** BEGIN **
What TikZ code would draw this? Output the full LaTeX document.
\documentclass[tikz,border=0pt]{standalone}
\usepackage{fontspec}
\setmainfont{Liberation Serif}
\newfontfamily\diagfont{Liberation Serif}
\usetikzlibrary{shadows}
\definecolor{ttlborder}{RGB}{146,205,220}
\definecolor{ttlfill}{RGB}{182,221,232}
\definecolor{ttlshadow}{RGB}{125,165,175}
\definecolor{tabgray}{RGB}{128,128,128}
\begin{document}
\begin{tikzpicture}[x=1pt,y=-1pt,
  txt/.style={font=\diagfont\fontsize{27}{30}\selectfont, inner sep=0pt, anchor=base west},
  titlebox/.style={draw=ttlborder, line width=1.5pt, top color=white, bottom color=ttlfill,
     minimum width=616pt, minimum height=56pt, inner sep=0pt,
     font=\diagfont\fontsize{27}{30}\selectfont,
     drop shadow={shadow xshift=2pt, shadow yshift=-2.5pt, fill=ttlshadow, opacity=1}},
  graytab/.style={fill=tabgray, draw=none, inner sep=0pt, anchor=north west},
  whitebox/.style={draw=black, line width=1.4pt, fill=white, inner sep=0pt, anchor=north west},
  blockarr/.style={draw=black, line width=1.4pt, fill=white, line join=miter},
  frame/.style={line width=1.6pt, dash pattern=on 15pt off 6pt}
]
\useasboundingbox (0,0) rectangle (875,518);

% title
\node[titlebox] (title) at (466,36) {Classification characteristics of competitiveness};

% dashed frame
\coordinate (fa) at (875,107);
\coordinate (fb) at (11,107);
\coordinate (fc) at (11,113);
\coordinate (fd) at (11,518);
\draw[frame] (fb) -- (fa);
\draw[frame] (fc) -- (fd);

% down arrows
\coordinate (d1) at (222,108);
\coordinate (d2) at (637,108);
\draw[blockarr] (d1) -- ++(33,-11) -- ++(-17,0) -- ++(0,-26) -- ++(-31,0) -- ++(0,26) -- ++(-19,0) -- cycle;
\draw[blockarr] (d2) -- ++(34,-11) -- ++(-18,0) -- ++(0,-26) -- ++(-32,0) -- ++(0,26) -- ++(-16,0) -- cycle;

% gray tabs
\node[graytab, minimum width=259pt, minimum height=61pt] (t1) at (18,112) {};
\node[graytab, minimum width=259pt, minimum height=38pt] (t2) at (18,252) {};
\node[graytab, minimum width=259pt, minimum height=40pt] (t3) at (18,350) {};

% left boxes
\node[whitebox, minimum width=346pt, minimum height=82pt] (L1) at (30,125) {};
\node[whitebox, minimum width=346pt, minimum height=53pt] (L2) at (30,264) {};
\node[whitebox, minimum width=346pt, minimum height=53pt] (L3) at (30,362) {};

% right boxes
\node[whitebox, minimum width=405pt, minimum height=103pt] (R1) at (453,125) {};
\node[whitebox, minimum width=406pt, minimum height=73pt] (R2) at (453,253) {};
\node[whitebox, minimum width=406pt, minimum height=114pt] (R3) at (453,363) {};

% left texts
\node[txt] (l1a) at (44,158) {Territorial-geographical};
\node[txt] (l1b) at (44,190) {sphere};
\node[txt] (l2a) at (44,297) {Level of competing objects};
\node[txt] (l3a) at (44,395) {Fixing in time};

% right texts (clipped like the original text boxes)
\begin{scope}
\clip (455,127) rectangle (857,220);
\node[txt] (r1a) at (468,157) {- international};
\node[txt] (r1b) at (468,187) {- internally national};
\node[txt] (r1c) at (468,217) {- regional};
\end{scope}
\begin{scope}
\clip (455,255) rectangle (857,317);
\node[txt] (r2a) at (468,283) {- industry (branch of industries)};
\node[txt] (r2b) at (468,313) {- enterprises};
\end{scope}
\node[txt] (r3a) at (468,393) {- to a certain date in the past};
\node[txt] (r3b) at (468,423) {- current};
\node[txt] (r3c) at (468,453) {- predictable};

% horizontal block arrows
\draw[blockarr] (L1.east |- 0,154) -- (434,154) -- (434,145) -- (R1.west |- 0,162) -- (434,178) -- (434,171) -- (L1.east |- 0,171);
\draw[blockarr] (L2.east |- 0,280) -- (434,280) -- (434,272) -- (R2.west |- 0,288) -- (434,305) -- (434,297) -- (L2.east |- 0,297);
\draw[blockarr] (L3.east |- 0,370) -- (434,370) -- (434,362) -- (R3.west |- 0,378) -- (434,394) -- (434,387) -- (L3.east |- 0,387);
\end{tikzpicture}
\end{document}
** END **
**What you should do:** Return only the lines spanning from the first line of the material through the line with "minimum height=53pt] (L3)", copied exactly, both ends kept.

**Answer:**
What TikZ code would draw this? Output the full LaTeX document.
\documentclass[tikz,border=0pt]{standalone}
\usepackage{fontspec}
\setmainfont{Liberation Serif}
\newfontfamily\diagfont{Liberation Serif}
\usetikzlibrary{shadows}
\definecolor{ttlborder}{RGB}{146,205,220}
\definecolor{ttlfill}{RGB}{182,221,232}
\definecolor{ttlshadow}{RGB}{125,165,175}
\definecolor{tabgray}{RGB}{128,128,128}
\begin{document}
\begin{tikzpicture}[x=1pt,y=-1pt,
  txt/.style={font=\diagfont\fontsize{27}{30}\selectfont, inner sep=0pt, anchor=base west},
  titlebox/.style={draw=ttlborder, line width=1.5pt, top color=white, bottom color=ttlfill,
     minimum width=616pt, minimum height=56pt, inner sep=0pt,
     font=\diagfont\fontsize{27}{30}\selectfont,
     drop shadow={shadow xshift=2pt, shadow yshift=-2.5pt, fill=ttlshadow, opacity=1}},
  graytab/.style={fill=tabgray, draw=none, inner sep=0pt, anchor=north west},
  whitebox/.style={draw=black, line width=1.4pt, fill=white, inner sep=0pt, anchor=north west},
  blockarr/.style={draw=black, line width=1.4pt, fill=white, line join=miter},
  frame/.style={line width=1.6pt, dash pattern=on 15pt off 6pt}
]
\useasboundingbox (0,0) rectangle (875,518);

% title
\node[titlebox] (title) at (466,36) {Classification characteristics of competitiveness};

% dashed frame
\coordinate (fa) at (875,107);
\coordinate (fb) at (11,107);
\coordinate (fc) at (11,113);
\coordinate (fd) at (11,518);
\draw[frame] (fb) -- (fa);
\draw[frame] (fc) -- (fd);

% down arrows
\coordinate (d1) at (222,108);
\coordinate (d2) at (637,108);
\draw[blockarr] (d1) -- ++(33,-11) -- ++(-17,0) -- ++(0,-26) -- ++(-31,0) -- ++(0,26) -- ++(-19,0) -- cycle;
\draw[blockarr] (d2) -- ++(34,-11) -- ++(-18,0) -- ++(0,-26) -- ++(-32,0) -- ++(0,26) -- ++(-16,0) -- cycle;

% gray tabs
\node[graytab, minimum width=259pt, minimum height=61pt] (t1) at (18,112) {};
\node[graytab, minimum width=259pt, minimum height=38pt] (t2) at (18,252) {};
\node[graytab, minimum width=259pt, minimum height=40pt] (t3) at (18,350) {};

% left boxes
\node[whitebox, minimum width=346pt, minimum height=82pt] (L1) at (30,125) {};
\node[whitebox, minimum width=346pt, minimum height=53pt] (L2) at (30,264) {};
\node[whitebox, minimum width=346pt, minimum height=53pt] (L3) at (30,362) {};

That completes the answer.